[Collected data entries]
----

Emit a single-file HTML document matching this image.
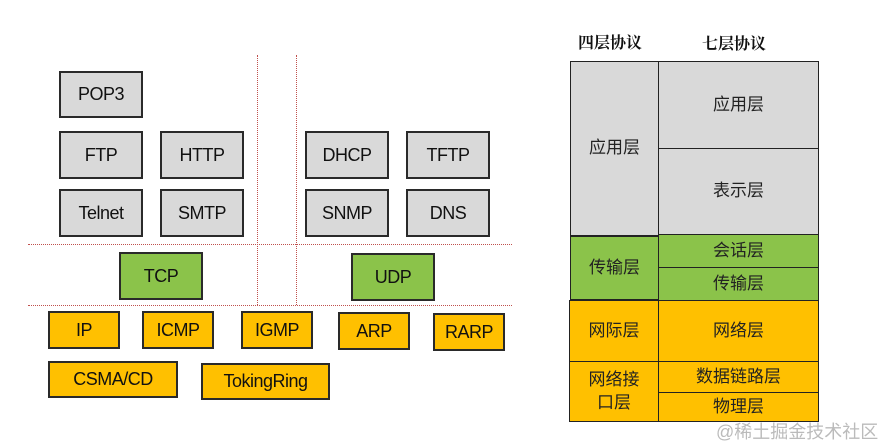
<!DOCTYPE html>
<html><head><meta charset="utf-8"><style>
html,body{margin:0;padding:0;background:#fff;}
body{width:883px;height:447px;position:relative;overflow:hidden;font-family:"Liberation Sans","Noto Sans CJK SC",sans-serif;}
.b{position:absolute;box-sizing:border-box;border:2px solid #2a2a2a;display:flex;align-items:center;justify-content:center;font-size:18px;color:#111;letter-spacing:-0.5px;}
.g{background:#d9d9d9;}
.gr{background:#8bc34a;}
.o{background:#ffc000;}
.vl{position:absolute;width:0;border-left:1px dotted #c0504d;}
.hl{position:absolute;height:0;border-top:1px dotted #c0504d;}
.c{position:absolute;box-sizing:border-box;border:1.5px solid #222;display:flex;align-items:center;justify-content:center;font-size:17px;color:#222;text-align:center;line-height:1.3;}
.h{position:absolute;font-family:"Noto Serif CJK SC",serif;font-weight:bold;font-size:16px;color:#111;}
</style></head><body>
<div class="vl" style="left:257px;top:55px;height:250px"></div>
<div class="vl" style="left:296px;top:55px;height:250px"></div>
<div class="hl" style="left:28px;top:244px;width:484px"></div>
<div class="hl" style="left:28px;top:305px;width:484px"></div>

<div class="b g" style="left:59px;top:71px;width:84px;height:47px">POP3</div>
<div class="b g" style="left:59px;top:131px;width:84px;height:48px">FTP</div>
<div class="b g" style="left:160px;top:131px;width:84px;height:48px">HTTP</div>
<div class="b g" style="left:59px;top:189px;width:84px;height:48px">Telnet</div>
<div class="b g" style="left:160px;top:189px;width:84px;height:48px">SMTP</div>
<div class="b g" style="left:305px;top:131px;width:84px;height:48px">DHCP</div>
<div class="b g" style="left:406px;top:131px;width:84px;height:48px">TFTP</div>
<div class="b g" style="left:305px;top:189px;width:84px;height:48px">SNMP</div>
<div class="b g" style="left:406px;top:189px;width:84px;height:48px">DNS</div>

<div class="b gr" style="left:119px;top:252px;width:84px;height:48px">TCP</div>
<div class="b gr" style="left:351px;top:253px;width:84px;height:48px">UDP</div>

<div class="b o" style="left:48px;top:311px;width:72px;height:38px">IP</div>
<div class="b o" style="left:142px;top:311px;width:72px;height:38px">ICMP</div>
<div class="b o" style="left:241px;top:311px;width:72px;height:38px">IGMP</div>
<div class="b o" style="left:338px;top:312px;width:72px;height:38px">ARP</div>
<div class="b o" style="left:433px;top:313px;width:72px;height:38px">RARP</div>
<div class="b o" style="left:48px;top:361px;width:130px;height:37px">CSMA/CD</div>
<div class="b o" style="left:201px;top:363px;width:129px;height:37px">TokingRing</div>

<div class="h" style="left:578px;top:30px">四层协议</div>
<div class="h" style="left:702px;top:31px">七层协议</div>

<div class="c g" style="left:570px;top:61px;width:89px;height:175px">应用层</div>
<div class="c gr" style="left:570px;top:236px;width:89px;height:64px">传输层</div>
<div class="c o" style="left:569px;top:300px;width:90px;height:62px">网际层</div>
<div class="c o" style="left:569px;top:361px;width:90px;height:61px">网络接<br>口层</div>

<div class="c g" style="left:658px;top:61px;width:161px;height:88px">应用层</div>
<div class="c g" style="left:658px;top:148px;width:161px;height:87px">表示层</div>
<div class="c gr" style="left:658px;top:234px;width:161px;height:34px">会话层</div>
<div class="c gr" style="left:658px;top:267px;width:161px;height:34px">传输层</div>
<div class="c o" style="left:658px;top:300px;width:161px;height:62px">网络层</div>
<div class="c o" style="left:658px;top:361px;width:161px;height:32px">数据链路层</div>
<div class="c o" style="left:658px;top:392px;width:161px;height:30px">物理层</div>

<div style="position:absolute;left:716px;top:418px;font-size:18px;color:#bbb;font-family:'Liberation Sans','Noto Sans CJK SC',sans-serif;white-space:nowrap">@稀土掘金技术社区</div>
</body></html>
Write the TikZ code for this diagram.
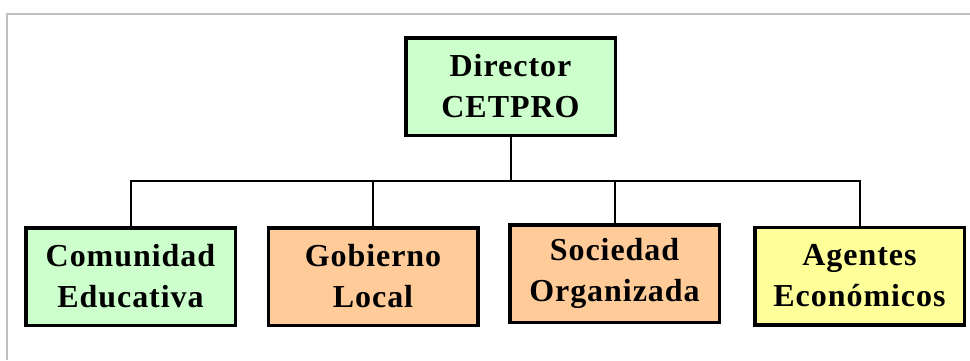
\documentclass[tikz,border=0pt]{standalone}
\usepackage{fontspec}
\setmainfont{Liberation Serif}[LetterSpace=3]
\definecolor{boxgreen}{HTML}{CCFFCC}
\definecolor{boxorange}{HTML}{FFCC99}
\definecolor{boxyellow}{HTML}{FFFF99}
\definecolor{framegray}{HTML}{C0C0C0}
\begin{document}
\begin{tikzpicture}[x=1pt,y=-1pt,
  orgbox/.style={draw=black, line width=3.5pt, rectangle, minimum width=209.5pt, minimum height=97.5pt,
    inner sep=0pt, align=center, font=\fontsize{32}{41}\selectfont\bfseries},
  conn/.style={draw=black, line width=2pt}]
\useasboundingbox (0,0) rectangle (970,360);
\fill[white] (0,0) rectangle (970,360);
\draw[framegray, line width=2pt] (7,360) -- (7,14) -- (970,14);
\node[orgbox, fill=boxgreen] (dir) at (510.5,86.5) {Director\\CETPRO};
\node[orgbox, fill=boxgreen] (c1) at (130.5,276.5) {Comunidad\\Educativa};
\node[orgbox, fill=boxorange] (c2) at (373,276.5) {Gobierno\\Local};
\node[orgbox, fill=boxorange] (c3) at (614.5,273.5) {Sociedad\\Organizada};
\node[orgbox, fill=boxyellow] (c4) at (859.5,276) {Agentes\\Económicos};
\coordinate (bus) at (510.5,181);
\draw[conn] (dir.south) -- (dir.south |- bus);
\draw[conn] (c1.north) -- (c1.north |- bus) -- (c4.north |- bus) -- (c4.north);
\draw[conn] (c2.north) -- (c2.north |- bus);
\draw[conn] (c3.north) -- (c3.north |- bus);
\end{tikzpicture}
\end{document}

----

THE REQUEST: Show the lines of the records that contain the word "this".

THE RESPONSE:
Emit a single-file HTML document matching this image.
Write the TikZ code for this diagram.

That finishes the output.